**Task goal:** In the records below, find the line with "Rebuild this chart" and the line with "a_resistant = [-3.1, -4.6, -3.8, -3.3]"; return exactly those lines and every line between them.

**Supplied records:**
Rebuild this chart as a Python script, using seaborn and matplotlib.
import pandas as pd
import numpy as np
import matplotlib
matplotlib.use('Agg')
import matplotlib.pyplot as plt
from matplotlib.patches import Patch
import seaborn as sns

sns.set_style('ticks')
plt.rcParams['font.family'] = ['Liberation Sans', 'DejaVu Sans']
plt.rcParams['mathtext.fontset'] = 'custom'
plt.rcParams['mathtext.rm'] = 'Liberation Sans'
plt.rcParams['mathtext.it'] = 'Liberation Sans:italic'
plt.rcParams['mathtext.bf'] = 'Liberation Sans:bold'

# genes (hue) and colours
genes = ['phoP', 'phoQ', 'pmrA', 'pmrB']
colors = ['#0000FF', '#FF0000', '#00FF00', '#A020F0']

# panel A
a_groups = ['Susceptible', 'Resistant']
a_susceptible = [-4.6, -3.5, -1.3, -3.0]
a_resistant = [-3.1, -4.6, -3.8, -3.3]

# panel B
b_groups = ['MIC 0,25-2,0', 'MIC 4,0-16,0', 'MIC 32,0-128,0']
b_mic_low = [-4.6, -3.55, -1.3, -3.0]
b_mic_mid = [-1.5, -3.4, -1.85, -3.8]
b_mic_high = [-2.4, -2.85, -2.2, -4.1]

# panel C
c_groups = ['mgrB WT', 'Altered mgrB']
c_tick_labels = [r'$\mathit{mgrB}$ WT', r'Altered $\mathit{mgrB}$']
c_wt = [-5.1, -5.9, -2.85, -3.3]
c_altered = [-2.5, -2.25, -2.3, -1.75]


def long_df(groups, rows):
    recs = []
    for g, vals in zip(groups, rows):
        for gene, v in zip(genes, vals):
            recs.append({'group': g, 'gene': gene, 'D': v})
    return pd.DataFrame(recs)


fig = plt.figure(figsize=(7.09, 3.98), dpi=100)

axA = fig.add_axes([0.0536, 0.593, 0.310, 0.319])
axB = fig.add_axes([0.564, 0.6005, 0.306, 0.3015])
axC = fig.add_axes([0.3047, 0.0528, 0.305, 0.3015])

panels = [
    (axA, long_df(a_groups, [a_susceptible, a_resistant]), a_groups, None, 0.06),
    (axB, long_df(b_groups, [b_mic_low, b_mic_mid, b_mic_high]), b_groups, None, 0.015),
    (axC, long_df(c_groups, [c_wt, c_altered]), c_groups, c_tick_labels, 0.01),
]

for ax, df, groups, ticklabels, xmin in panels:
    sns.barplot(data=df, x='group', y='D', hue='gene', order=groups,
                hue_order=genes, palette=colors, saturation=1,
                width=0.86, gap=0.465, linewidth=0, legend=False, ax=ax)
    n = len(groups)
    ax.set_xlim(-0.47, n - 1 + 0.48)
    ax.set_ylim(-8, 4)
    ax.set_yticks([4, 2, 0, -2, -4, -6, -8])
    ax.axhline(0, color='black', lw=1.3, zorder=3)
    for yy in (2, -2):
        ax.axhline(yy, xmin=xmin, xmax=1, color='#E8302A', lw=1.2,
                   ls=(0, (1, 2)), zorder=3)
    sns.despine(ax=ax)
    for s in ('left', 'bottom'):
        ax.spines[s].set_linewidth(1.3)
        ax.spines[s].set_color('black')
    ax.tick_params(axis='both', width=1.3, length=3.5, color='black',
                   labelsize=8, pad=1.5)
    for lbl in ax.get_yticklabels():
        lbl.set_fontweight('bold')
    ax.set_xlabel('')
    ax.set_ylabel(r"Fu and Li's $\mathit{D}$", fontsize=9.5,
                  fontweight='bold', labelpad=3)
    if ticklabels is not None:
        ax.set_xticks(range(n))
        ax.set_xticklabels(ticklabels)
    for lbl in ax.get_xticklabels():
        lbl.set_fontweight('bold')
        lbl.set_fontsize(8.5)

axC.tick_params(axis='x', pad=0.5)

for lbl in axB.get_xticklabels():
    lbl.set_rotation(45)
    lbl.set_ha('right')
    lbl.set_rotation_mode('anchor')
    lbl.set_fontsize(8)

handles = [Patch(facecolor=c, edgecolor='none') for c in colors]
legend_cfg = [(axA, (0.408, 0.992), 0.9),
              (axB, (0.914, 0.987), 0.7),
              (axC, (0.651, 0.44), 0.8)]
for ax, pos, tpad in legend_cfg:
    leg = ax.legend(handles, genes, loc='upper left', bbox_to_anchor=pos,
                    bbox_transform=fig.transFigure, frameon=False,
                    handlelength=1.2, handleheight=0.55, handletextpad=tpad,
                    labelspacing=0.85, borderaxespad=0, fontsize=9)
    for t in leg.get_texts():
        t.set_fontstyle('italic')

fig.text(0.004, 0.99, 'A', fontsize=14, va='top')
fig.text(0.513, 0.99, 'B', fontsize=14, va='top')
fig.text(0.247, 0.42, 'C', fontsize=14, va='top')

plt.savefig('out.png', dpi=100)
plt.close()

--

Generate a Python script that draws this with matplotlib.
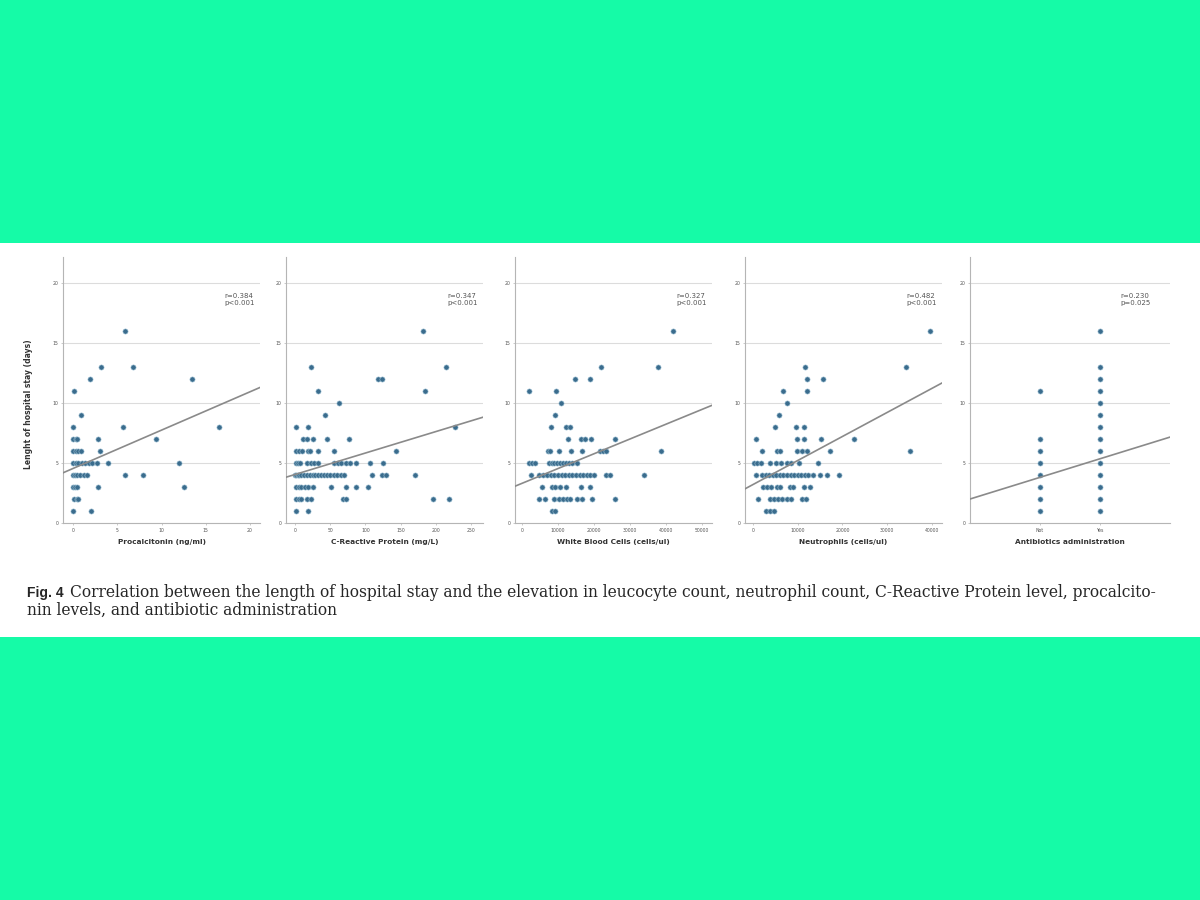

**Solution to this problem:**
Rebuild this chart as a Python script, using seaborn and matplotlib.
import pandas as pd
import numpy as np
import matplotlib
matplotlib.use('Agg')
import matplotlib.pyplot as plt
from matplotlib.patches import Patch
import seaborn as sns

sns.set_style('ticks')
plt.rcParams['font.family'] = ['Liberation Sans', 'DejaVu Sans']
plt.rcParams['mathtext.fontset'] = 'custom'
plt.rcParams['mathtext.rm'] = 'Liberation Sans'
plt.rcParams['mathtext.it'] = 'Liberation Sans:italic'
plt.rcParams['mathtext.bf'] = 'Liberation Sans:bold'

# genes (hue) and colours
genes = ['phoP', 'phoQ', 'pmrA', 'pmrB']
colors = ['#0000FF', '#FF0000', '#00FF00', '#A020F0']

# panel A
a_groups = ['Susceptible', 'Resistant']
a_susceptible = [-4.6, -3.5, -1.3, -3.0]
a_resistant = [-3.1, -4.6, -3.8, -3.3]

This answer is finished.